Consumer goods and FMCG

Pay and career progression for graduates working in consumer goods

Those aiming for the top may find a consumer goods career to be the ideal springboard.

If you want to aim for the top, a place on a consumer goods company’s graduate scheme is a very good place to start. It will give you experience of a fast-paced commercial environment that will stand you in good stead however you decide to develop your career in future.

Here is a selection of high profile business leaders who trained at Mars in the early stages of their careers, who have gone on to senior positions in a range of industries including banking, retail and broadcasting:

  • Richard Baker, chairman of the Whitbread board, has held senior positions at Boots and Asda.
  • Adam Crozier, CEO of ITV, former CEO of the Football Association and Royal Mail Group.
  • Justin King, former CEO of Sainsbury’s.
  • Allan Leighton, chair of the The Co-operative Group, former CEO of Asda and non-executive chairman of Royal Mail.
  • Helen Stevenson, non-executive director at Trinity Mirror, former marketing director of Lloyds TSB and chief marketing officer of Yell.

What training and development do consumer goods companies offer?

Students who are researching graduate schemes should consider the following:

Length. How long is the scheme overall? Does it consist of a number of different placements, and if so, how long are the placements, and where are they likely to be based?
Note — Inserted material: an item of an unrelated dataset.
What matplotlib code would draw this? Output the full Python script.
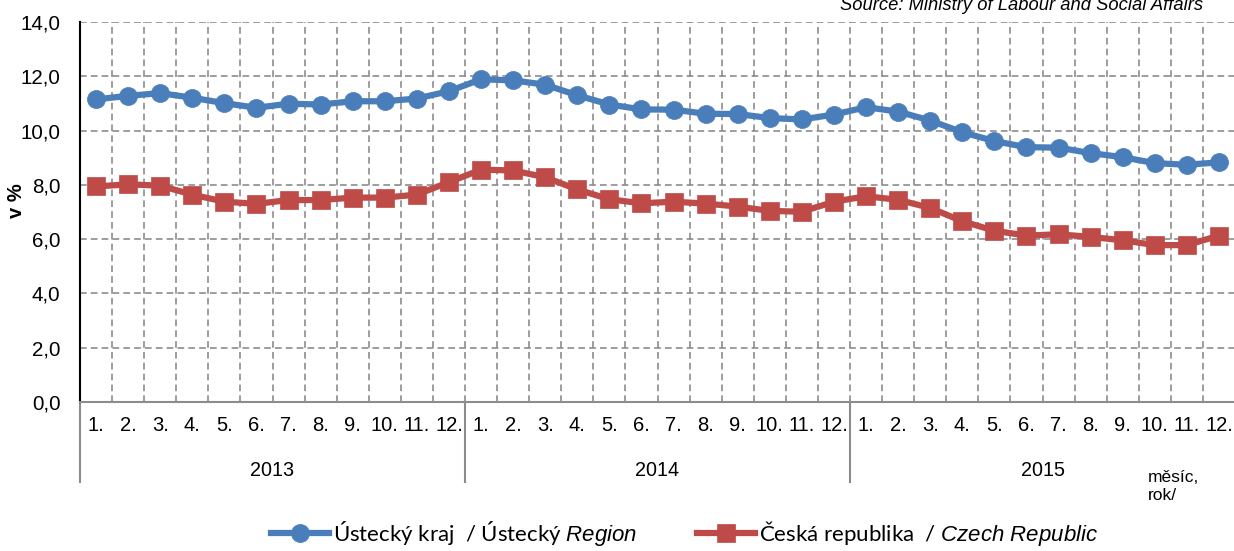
import matplotlib
matplotlib.use('Agg')
import numpy as np
from matplotlib import pyplot as plt
from matplotlib import transforms

plt.rcParams['font.family'] = ['Liberation Sans', 'DejaVu Sans']
plt.rcParams['mathtext.fontset'] = 'custom'
plt.rcParams['mathtext.it'] = 'Liberation Sans:italic'
plt.rcParams['mathtext.rm'] = 'Liberation Sans'

years = ['2013', '2014', '2015']
months = ['1.', '2.', '3.', '4.', '5.', '6.', '7.', '8.', '9.', '10.', '11.', '12.']

usti = [11.15, 11.28, 11.38, 11.21, 11.01, 10.84, 10.99, 10.96, 11.08, 11.08, 11.18, 11.45,
        11.89, 11.85, 11.69, 11.30, 10.96, 10.78, 10.77, 10.62, 10.61, 10.46, 10.41, 10.59,
        10.86, 10.70, 10.37, 9.94, 9.61, 9.39, 9.37, 9.17, 9.02, 8.80, 8.74, 8.83]
czech = [7.94, 8.02, 7.97, 7.64, 7.38, 7.30, 7.44, 7.44, 7.53, 7.53, 7.64, 8.10,
         8.56, 8.53, 8.28, 7.83, 7.47, 7.32, 7.38, 7.31, 7.20, 7.04, 7.01, 7.38,
         7.58, 7.45, 7.15, 6.66, 6.31, 6.13, 6.18, 6.08, 5.96, 5.78, 5.78, 6.13]

label_usti = 'Ústecký kraj  / Ústecký $\\mathit{Region}$'
label_czech = 'Česká republika  / $\\mathit{Czech\\ Republic}$'

BLUE = '#4A7EBB'
RED = '#BE4B48'
GRID = '#8C8C8C'

fig = plt.figure(figsize=(12.34, 5.51), dpi=100)
ax = fig.add_axes([80 / 1234, 1 - 402 / 551, 1155 / 1234, 380 / 551])

n = len(usti)
x = np.arange(n) + 0.5
l1, = ax.plot(x, usti, color=BLUE, lw=4.5, marker='o', ms=13, mec=BLUE, mew=0.5, clip_on=False, zorder=3)
l2, = ax.plot(x, czech, color=RED, lw=4.5, marker='s', ms=12.5, mec=RED, mew=0.5, clip_on=False, zorder=3)

ax.set_xlim(0, n)
ax.set_ylim(0, 14)
ax.set_yticks(np.arange(0, 15, 2))
ax.set_yticklabels([f'{v:.1f}'.replace('.', ',') for v in np.arange(0, 15, 2)], fontsize=14.8)
ax.set_xticks(np.arange(0, n + 1))
ax.set_xticklabels([])
ax.tick_params(axis='both', length=0)
ax.tick_params(axis='y', pad=14)
ax.grid(True, color=GRID, ls=(0, (4, 2.5)), lw=1.2)
ax.set_axisbelow(True)

for s in ['top', 'right']:
    ax.spines[s].set_visible(False)
ax.spines['left'].set_color('black')
ax.spines['left'].set_linewidth(1.5)
ax.spines['bottom'].set_color('#8C8C8C')
ax.spines['bottom'].set_linewidth(1.5)

ax.set_ylabel('v %', fontsize=14.5, fontweight='bold')
ax.yaxis.set_label_coords(-0.047, 0.53)

# hierarchical category axis
trans = transforms.blended_transform_factory(ax.transData, ax.transAxes)
for i in range(n):
    ax.text(x[i], -0.062, months[i % 12], transform=trans, ha='center', va='center', fontsize=14.5)
for k, yr in enumerate(years):
    ax.text(12 * k + 6, -0.179, yr, transform=trans, ha='center', va='center', fontsize=14.2)
for b in [0, 12, 24]:
    ax.plot([b, b], [0, -0.21], transform=trans, color='#8C8C8C', lw=1.5, clip_on=False)

fig.text(1148 / 1234, 1 - 478 / 551, 'měsíc,', fontsize=12.5, ha='left', va='center')
fig.text(1148 / 1234, 1 - 495 / 551, 'rok/', fontsize=12.5, ha='left', va='center')

fig.text(1203 / 1234, 1 - 10 / 551, 'Source: Ministry of Labour and Social Affairs',
         fontsize=13.2, style='italic', ha='right', va='baseline')

fig.legend([l1, l2], [label_usti, label_czech], loc='center', bbox_to_anchor=(0.555, 1 - 533 / 551),
           ncol=2, frameon=False, handlelength=2.6, handletextpad=0.18, borderpad=0.2,
           columnspacing=2.7, prop={'family': ['Lato', 'DejaVu Sans'], 'size': 16})

fig.savefig('out.png', dpi=100)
L’Oréal’s management trainee scheme is one year long, and consists of three placements across the business. Roles are available across commercial, marketing, supply chain and operations, and finance. Danone's graduate programmes are two years long, with schemes covering sales and marketing, nutrition, and business partnering (functions such as sales, finance, supply chain and HR). Some schemes at Mars are three years long, including the general management programme and business technology leadership programme, which both consist of three one-year placements. Unilever runs a three-year future leaders programme.

Variety. Rotational programmes which place trainees in different departments are intended to give a broad view of how the business works. You may get the opportunity to gain an understanding of both the demand-orientated side of the organisation – sales and marketing – and the supply side, which includes manufacturing, HR and supply chain.

Location. There may be opportunities for overseas placements during the course of your graduate training, though they are unlikely to be guaranteed. Graduate recruits may also be expected to relocate within the UK for different placements.

Opportunities to gain professional qualifications. Finance graduate schemes may offer training towards accreditation by a relevant professional body such as CIMA (Chartered Institute of Management Accountants). Engineering schemes may offer support towards chartership.

Soft skills training, ongoing learning and support. Formal training by an external organisation such as CIMA is likely to be just a small part of what’s on offer. Like employers in other industries, consumer goods companies also provide on-the-job training, online learning schemes, and mentoring and buddy programmes.

For example, at L’Oréal, new employees take part in the company's FIT (Follow Up and Integration Track) programme, which includes training, opportunities to find out more about products such as site visits, and a personalised meeting programme to introduce them to colleagues in their business area. They also have access to an online learning system.

Mars runs an internal training and development facility called Mars University and sets out to provide 70% of employee training via on-the-job experience, 20% from guidance and mentoring, and 10% from formal courses.

Danone is committed to developing talent within the company and has a worldwide objective to fill 80% of jobs internally. It provides graduate recruits with individual learning plans, which include both formal and on-the-job training as well as opportunities for coaching and mentoring.

What soft skills do graduates gain from working in consumer products?

Graduates on consumer products training schemes are likely to develop a range of soft skills, including the following:

  • Facilitation skills
  • Negotiation
  • Presenting
  • Project management
  • Leadership

Graduate starting salaries in consumer goods roles

Graduate pay at FMCG companies varies depending on the scheme applied to, but is usually between £25,000 and £31,000. Here are some examples:

  • The starting salary at Danone is £28,500 and there is also a bonus scheme for recruits who achieve their targets.
  • The starting salary at L’Oréal is around £30,000.
  • The starting salary at Nestlé is £27,000, plus a £2,000 welcome bonus.
  • The starting salary on Unilever's future leaders programme is £30,000.